As of Wednesday afternoon, Dallas had a contract with one hotel, which had over 285 rooms available. At 2 p.m., Vaz said eight buses had arrived and 185 people had been housed in 92 hotel rooms. Most evacuees — largely families with children and senior citizens — are fleeing Beaumont and Port Arthur, in line of the storm’s expected direct path.
The city is looking for other hotels to contract with, but Vaz warned that the supply is decreasing quickly.
“At last count, we had close to 200 people who have arrived in our city,” Dallas Mayor Eric Johnson said. “We expect that Dallas will welcome many more evacuees in the hours and days ahead.”
The city expects another 16 buses coming in by the end of the day. Thousands have evacuated on their own, and by Wednesday afternoon, there were over 130 cars lined up in a reception center in Mesquite.
According to a state emergency department spokesperson, TDEM and regional emergency departments throughout the state have been preparing since March for a hurricane in the pandemic.
Seth Christensen said coastal regions have standing agreements in place with inland communities that take in evacuees and people rescued from the storms — like the partnership between Galveston and Austin. The state provides buses to transport people to the partner cities and towns where they're often then checked in and taken to emergency shelters. But in the pandemic, Christensen said, more places are choosing to house people in hotels or motels instead, where families can be better isolated.
“Using noncongregate settings like hotels is a new environment in 2020,” he said. “You don’t have a lot of people traveling at the moment because of COVID-19, so that probably works in our favor.”
He said the city’s costs for the hotels, like emergency shelters, are reimbursable with disaster funds from the federal government. In places where emergency shelters are established, they will follow guidelines from the state health department and the U.S. Centers for Disease Control and Prevention, providing cleaning supplies and masks to those who need them and holding fewer people with more distance among them.
The state has also increased its contracted number of buses, Christensen said, since a bus that previously could have transported 50 people may now only seat 15 or 20. Masks are also required on buses and are provided to those who don’t have them.
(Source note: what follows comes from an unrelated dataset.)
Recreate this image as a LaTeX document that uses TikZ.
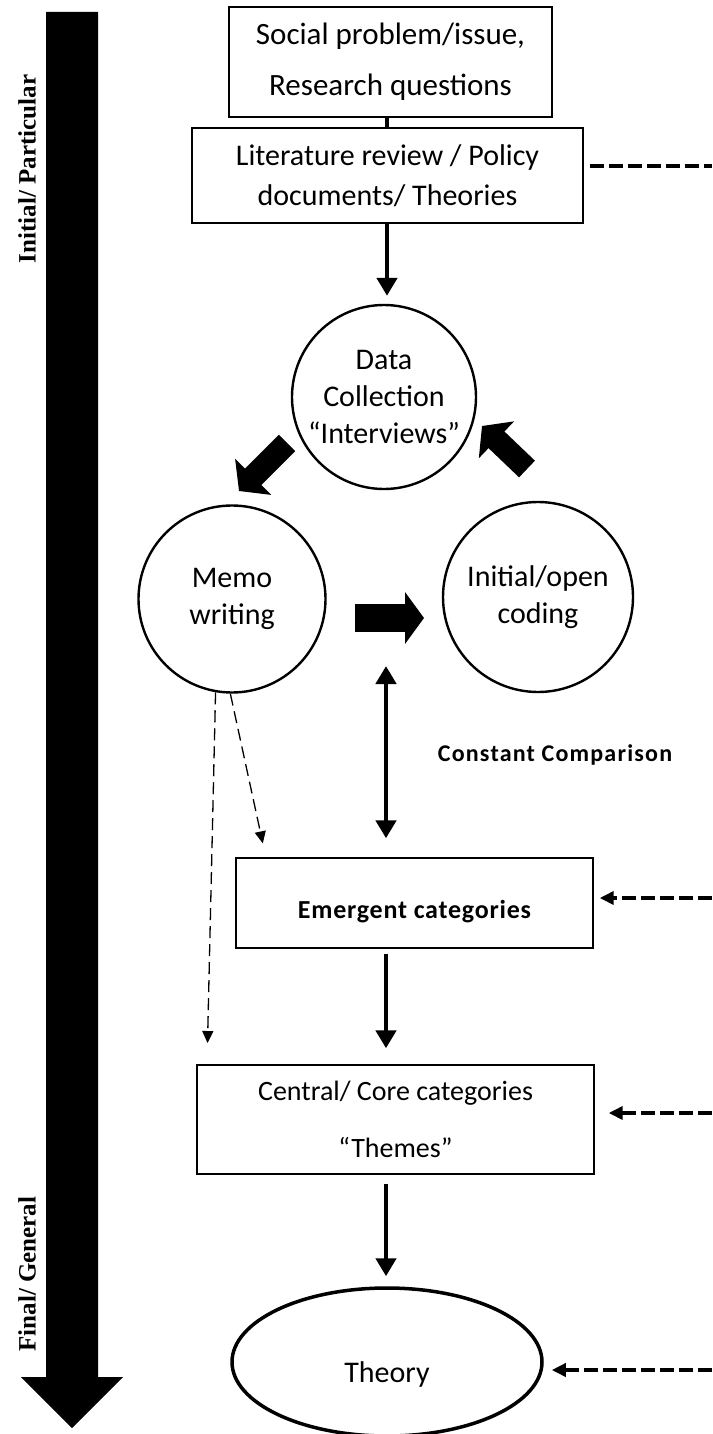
\documentclass[tikz,border=0pt]{standalone}
\usepackage{fontspec}
\setmainfont{Carlito}
\newfontfamily\lblfont{Liberation Serif}
\usetikzlibrary{arrows.meta,shapes.geometric,calc}
\begin{document}
\begin{tikzpicture}[x=1pt,y=-1pt,
  boxnode/.style={draw,line width=1.4pt,rectangle,inner sep=0pt,align=center},
  circnode/.style={draw,line width=2.4pt,circle,inner sep=0pt,align=center,font=\fontsize{30}{37}\selectfont},
  solidarr/.style={line width=4.5pt,-{Triangle[width=20pt,length=18pt]}},
  dblarr/.style={line width=4.5pt,{Triangle[width=20pt,length=18pt]}-{Triangle[width=20pt,length=18pt]}},
  feedline/.style={line width=3.8pt,dash pattern=on 14pt off 5pt},
  feedarr/.style={feedline,-{Triangle[width=13pt,length=14pt]}},
  thindash/.style={line width=1.3pt,dash pattern=on 12pt off 6pt,-{Triangle[width=11pt,length=12pt]}},
  blockarr/.style={line width=23pt,-{Triangle[width=50pt,length=20pt]}},
  sidelabel/.style={rotate=90,inner sep=0pt,font=\lblfont\bfseries\fontsize{25}{25}\selectfont}
]
\useasboundingbox (0,0) rectangle (712,1434);

% big left arrow
\fill (46,12) -- (98,12) -- (98,1377) -- (123,1377) -- (72,1428) -- (21,1377) -- (46,1377) -- cycle;
\node[sidelabel] (lbltop) at (27,169) {Initial/ Particular};
\node[sidelabel] (lblbot) at (27,1274) {Final/ General};

% nodes
\node[boxnode,minimum width=323pt,minimum height=110pt,font=\fontsize{31}{51}\selectfont] (box1) at (390.5,62) {Social problem/issue,\\Research questions};
\node[boxnode,minimum width=391pt,minimum height=95pt,font=\fontsize{30}{40}\selectfont] (box2) at (387.5,175.5) {Literature review / Policy\\documents/ Theories};
\node[circnode,minimum size=184pt] (data) at (384,397) {Data\\Collection\\“Interviews”};
\node[circnode,minimum size=187pt] (memo) at (232,599) {Memo\\writing};
\node[circnode,minimum size=190pt] (coding) at (538,597) {Initial/open\\coding};
\node[boxnode,minimum width=357pt,minimum height=90pt,font=\bfseries\fontsize{26}{30}\selectfont\addfontfeatures{LetterSpace=3}] (emergent) at (414.5,903) {\smash{\raisebox{-15pt}{Emergent categories}}};
\node[boxnode,minimum width=397pt,minimum height=109pt,font=\fontsize{28}{57}\selectfont] (central) at (395.5,1119.5) {Central/ Core categories\\“Themes”};
\node[draw,ellipse,line width=3.5pt,inner sep=0pt,minimum width=310pt,minimum height=148pt,font=\fontsize{30}{36}\selectfont] (theory) at (387,1362) {\smash{\raisebox{-20pt}{Theory}}};
\node[inner sep=0pt,font=\bfseries\fontsize{24}{28}\selectfont\addfontfeatures{LetterSpace=5}] (cc) at (555,755) {Constant Comparison};

% axis coordinates
\coordinate (ax) at (387,0);
\coordinate (ax2) at (386,0);

% connectors
\draw[line width=4.5pt] (box1.south -| ax) -- (box2.north -| ax);
\draw[solidarr,shorten >=8pt] (box2.south -| ax) -- (data.north -| ax);

\coordinate (dl1) at (287,443); \coordinate (dl2) at (239,491);
\draw[blockarr] (dl1) -- (dl2);
\coordinate (ul1) at (527,469); \coordinate (ul2) at (482,426);
\draw[blockarr] (ul1) -- (ul2);
\coordinate (ra1) at (355,618); \coordinate (ra2) at (424,618);
\draw[line width=28pt,-{Triangle[width=51pt,length=19pt]}] (ra1) -- (ra2);

\coordinate (dbtop) at (386,666);
\draw[dblarr,shorten >=19pt] (dbtop) -- (dbtop |- emergent.north);

\draw[thindash,shorten >=15pt] (memo.-91) -- (266,858);
\draw[thindash,shorten >=22pt] (memo.-100) -- (207,1065);

\draw[solidarr,shorten <=5pt,shorten >=16pt] (emergent.south -| ax2) -- (central.north -| ax2);
\draw[solidarr,shorten <=9pt,shorten >=10pt] (central.south -| ax2) -- (theory.north -| ax2);

% feedback dashed lines from the right
\coordinate (fb1) at (712,166);
\coordinate (fb2) at (712,898);
\coordinate (fb3) at (712,1113);
\coordinate (fb4) at (712,1370);
\draw[feedline,shorten <=6pt] (box2.east |- fb1) -- (fb1);
\draw[feedarr,shorten >=6pt] (fb2) -- (emergent.east |- fb2);
\draw[feedarr,shorten >=14pt] (fb3) -- (central.east |- fb3);
\draw[feedarr,shorten >=8pt] (fb4) -- (theory.east |- fb4);
\end{tikzpicture}
\end{document}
Abbott said Wednesday that the state had already deployed 400 buses.
In Port Arthur on Tuesday morning, John Beard watched his elderly neighbors get on a shuttle that was helping evacuate people. The husband was lifted into the shuttle while sitting in his wheelchair and carrying a duffel bag. The wife left with a suitcase and her walker. Beard wasn't sure what city they were headed for.
“They locked up the house and they were gone,” said Beard, who is a former council member and founder of the advocacy group Port Arthur Community Action Network. “They said, ‘We really don’t want to go, but we do what we have to do.’”
The state has also been stockpiling personal protective equipment throughout the pandemic, Christensen said, with masks, gloves and cleaning supplies spread out throughout the state where they are expected to be needed most.
“For this event, we’re able to utilize that PPE not only for the first responders that are going to need it if they are rescuing residents, evacuating residents, but also the residents,” he said.
Disclosure: Steve Adler, a former Texas Tribune board chair, has been a financial supporter of The Texas Tribune, a nonprofit, nonpartisan news organization that is funded in part by donations from members, foundations and corporate sponsors. Financial supporters play no role in the Tribune's journalism. Find a complete list of them here.
Correction: An earlier version of this story misnamed the Texas Division of Emergency Management.